卜楚注意到了這一點,從剛才開始萬景天就不對勁了。
“你們不用在這裡等了,先回去。”
卜楚直接道。
“可是……”
“回去。”
覺得白跑一趟的羅雲原本還在遲疑,卜楚這麼一說,還是老實的轉頭走了,感覺到那股陰冷的視線一直停在她們的後背上。

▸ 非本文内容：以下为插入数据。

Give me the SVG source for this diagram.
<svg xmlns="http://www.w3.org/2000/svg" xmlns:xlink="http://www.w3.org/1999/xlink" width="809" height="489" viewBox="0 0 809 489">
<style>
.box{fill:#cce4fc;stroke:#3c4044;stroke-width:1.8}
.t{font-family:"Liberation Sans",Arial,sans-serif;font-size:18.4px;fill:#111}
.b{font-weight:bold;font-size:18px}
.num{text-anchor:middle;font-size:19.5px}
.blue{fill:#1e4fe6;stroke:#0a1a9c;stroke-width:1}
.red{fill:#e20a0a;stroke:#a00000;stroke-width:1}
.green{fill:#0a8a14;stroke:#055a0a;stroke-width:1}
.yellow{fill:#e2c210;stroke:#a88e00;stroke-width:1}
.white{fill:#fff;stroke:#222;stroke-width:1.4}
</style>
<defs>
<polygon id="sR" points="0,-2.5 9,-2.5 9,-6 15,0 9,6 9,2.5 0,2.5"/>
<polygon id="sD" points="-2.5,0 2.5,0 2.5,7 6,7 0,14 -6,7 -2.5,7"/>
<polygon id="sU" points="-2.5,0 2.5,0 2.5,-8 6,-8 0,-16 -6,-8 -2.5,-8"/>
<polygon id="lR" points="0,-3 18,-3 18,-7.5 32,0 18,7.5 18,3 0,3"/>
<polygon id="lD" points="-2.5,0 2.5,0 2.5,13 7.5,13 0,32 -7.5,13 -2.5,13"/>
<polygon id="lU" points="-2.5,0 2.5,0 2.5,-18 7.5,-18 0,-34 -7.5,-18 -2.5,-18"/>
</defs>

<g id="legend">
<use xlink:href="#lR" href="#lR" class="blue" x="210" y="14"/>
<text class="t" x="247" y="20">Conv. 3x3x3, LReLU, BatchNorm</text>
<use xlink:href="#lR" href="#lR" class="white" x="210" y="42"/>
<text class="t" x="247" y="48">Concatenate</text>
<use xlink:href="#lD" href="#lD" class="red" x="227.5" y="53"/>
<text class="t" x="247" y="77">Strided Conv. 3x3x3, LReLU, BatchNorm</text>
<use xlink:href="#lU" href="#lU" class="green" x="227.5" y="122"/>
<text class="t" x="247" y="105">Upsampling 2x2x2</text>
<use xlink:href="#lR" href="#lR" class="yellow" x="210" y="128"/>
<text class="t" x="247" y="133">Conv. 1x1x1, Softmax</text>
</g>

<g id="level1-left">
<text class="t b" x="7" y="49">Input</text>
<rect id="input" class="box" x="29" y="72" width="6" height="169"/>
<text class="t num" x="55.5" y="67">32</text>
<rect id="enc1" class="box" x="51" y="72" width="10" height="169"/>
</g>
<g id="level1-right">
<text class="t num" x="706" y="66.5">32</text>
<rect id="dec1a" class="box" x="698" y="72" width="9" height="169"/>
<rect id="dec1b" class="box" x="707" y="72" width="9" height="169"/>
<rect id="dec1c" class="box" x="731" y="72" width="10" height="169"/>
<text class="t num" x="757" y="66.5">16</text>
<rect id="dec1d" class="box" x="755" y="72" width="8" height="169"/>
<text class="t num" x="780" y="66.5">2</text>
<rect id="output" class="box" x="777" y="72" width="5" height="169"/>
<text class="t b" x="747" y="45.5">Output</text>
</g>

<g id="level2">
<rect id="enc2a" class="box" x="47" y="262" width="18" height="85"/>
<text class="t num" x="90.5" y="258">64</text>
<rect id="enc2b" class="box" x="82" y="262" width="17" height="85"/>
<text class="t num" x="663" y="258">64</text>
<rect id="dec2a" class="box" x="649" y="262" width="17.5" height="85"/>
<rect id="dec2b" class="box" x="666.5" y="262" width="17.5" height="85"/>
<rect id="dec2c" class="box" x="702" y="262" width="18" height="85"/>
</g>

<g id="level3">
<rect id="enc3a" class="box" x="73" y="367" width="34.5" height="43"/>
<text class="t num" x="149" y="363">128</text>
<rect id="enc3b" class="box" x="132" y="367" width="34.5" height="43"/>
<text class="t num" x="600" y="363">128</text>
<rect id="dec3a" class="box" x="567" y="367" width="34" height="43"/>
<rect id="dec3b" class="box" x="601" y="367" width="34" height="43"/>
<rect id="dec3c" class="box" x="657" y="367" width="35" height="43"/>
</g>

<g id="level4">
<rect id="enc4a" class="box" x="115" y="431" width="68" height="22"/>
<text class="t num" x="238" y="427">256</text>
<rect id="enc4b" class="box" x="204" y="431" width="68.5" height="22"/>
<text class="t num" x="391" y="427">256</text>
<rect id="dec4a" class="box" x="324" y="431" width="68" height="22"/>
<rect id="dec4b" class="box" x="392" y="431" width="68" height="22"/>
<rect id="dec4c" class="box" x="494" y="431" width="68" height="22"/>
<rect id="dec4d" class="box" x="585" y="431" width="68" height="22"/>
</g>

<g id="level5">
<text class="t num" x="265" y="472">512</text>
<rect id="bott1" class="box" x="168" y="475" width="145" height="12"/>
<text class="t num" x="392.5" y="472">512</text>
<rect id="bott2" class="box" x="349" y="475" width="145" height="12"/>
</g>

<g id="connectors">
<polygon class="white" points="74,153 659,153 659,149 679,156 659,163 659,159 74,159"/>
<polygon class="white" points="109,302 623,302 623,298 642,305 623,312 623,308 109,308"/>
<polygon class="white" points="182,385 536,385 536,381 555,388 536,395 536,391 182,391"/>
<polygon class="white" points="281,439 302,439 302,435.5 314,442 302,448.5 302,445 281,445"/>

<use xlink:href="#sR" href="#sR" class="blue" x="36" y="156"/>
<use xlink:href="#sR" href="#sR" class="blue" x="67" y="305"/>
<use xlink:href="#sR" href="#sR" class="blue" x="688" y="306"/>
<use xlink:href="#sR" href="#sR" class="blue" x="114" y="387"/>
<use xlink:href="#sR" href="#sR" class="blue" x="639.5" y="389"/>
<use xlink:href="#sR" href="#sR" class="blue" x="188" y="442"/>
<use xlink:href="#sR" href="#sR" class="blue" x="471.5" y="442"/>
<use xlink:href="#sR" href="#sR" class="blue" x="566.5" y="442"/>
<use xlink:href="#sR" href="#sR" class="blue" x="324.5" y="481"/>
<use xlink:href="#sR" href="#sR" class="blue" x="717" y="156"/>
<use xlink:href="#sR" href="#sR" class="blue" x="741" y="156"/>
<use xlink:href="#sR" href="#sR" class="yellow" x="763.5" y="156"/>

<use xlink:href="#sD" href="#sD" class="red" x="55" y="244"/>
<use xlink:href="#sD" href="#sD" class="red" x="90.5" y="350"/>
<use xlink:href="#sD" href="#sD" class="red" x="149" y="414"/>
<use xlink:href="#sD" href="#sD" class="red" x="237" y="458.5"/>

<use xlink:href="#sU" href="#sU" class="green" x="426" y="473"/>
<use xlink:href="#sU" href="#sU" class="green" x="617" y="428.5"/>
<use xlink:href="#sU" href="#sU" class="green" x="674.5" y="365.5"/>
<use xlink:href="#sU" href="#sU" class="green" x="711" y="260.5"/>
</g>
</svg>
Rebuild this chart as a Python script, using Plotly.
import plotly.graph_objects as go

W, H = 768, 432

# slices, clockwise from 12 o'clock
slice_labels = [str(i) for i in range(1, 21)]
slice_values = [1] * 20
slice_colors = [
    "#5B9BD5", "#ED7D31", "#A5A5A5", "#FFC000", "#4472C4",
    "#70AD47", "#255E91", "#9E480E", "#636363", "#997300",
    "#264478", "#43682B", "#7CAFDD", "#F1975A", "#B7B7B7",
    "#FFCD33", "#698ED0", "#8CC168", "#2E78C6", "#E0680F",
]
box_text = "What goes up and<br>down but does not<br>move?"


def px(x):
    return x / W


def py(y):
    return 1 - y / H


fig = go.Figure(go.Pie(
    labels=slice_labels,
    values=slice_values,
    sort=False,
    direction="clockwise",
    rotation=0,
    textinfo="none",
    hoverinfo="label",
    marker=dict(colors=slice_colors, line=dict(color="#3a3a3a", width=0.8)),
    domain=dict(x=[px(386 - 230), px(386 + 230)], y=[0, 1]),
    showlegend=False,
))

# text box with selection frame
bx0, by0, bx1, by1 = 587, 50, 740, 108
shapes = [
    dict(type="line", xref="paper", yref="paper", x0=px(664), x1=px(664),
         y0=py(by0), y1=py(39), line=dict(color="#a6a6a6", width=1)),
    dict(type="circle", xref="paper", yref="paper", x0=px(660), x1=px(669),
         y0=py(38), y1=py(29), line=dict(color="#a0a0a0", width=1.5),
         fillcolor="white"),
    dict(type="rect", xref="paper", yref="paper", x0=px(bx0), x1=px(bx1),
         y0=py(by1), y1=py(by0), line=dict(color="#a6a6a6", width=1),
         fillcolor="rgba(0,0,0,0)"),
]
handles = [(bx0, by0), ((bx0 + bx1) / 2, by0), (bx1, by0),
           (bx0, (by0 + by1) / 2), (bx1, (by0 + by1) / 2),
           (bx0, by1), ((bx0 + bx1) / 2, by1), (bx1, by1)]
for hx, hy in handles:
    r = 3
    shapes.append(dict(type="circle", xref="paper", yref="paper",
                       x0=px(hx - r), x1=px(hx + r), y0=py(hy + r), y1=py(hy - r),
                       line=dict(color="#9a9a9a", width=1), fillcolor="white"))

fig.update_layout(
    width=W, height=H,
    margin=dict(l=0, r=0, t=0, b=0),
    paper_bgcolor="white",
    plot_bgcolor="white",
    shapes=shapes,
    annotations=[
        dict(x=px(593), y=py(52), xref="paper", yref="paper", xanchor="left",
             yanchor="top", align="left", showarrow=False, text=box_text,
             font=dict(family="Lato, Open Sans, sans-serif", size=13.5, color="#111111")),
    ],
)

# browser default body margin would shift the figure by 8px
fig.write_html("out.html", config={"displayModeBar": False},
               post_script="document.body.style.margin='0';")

卜楚見她們離開,又轉頭看向萬景天,還沒來得及開口,對方便先一步道:“她們在糾纏你嗎?”
這是什麼話?
卜楚隻覺得莫名其妙。
“並沒有。”
“這樣啊,”萬景天道,“我原本還想著,如果她們是在糾纏您的話,我還可以……”
“可以”後麵接的什麼他沒有說,隻是笑了一聲,想來不是什麼好詞。
他停了一下,接著又打開了自己背著的背包,從裡麵拿出了一本畫冊。
“反正也是要等,不如卜楚先生來看看我的畫,給我點意見吧?”
卜楚本來想說自己對藝術相關的東西沒什麼見解,後又想到自己的設定是藝術係的大三學生,於是便將原本要說的話咽了下去,想著看看再說也不遲。
萬景天的畫跟黎穆顯然是一個流派的,但是……
卜楚不知道該怎麼形容,就覺得沒有那種特彆的感覺。
黎穆的畫能震撼人的心靈,萬景天的畫,雖然色調跟畫出來的東西好像差不多,但卻好像隻是單純的色塊而已,並不自然。
當然感覺是這樣感覺,客套話還是要說一說的,隻是卜楚的客套話剛說到一半,原本還很平靜的萬景天忽然暴起,猛地將那副畫給撕掉了。
卜楚注意到本子上還有很多粗暴撕紙留下的痕跡。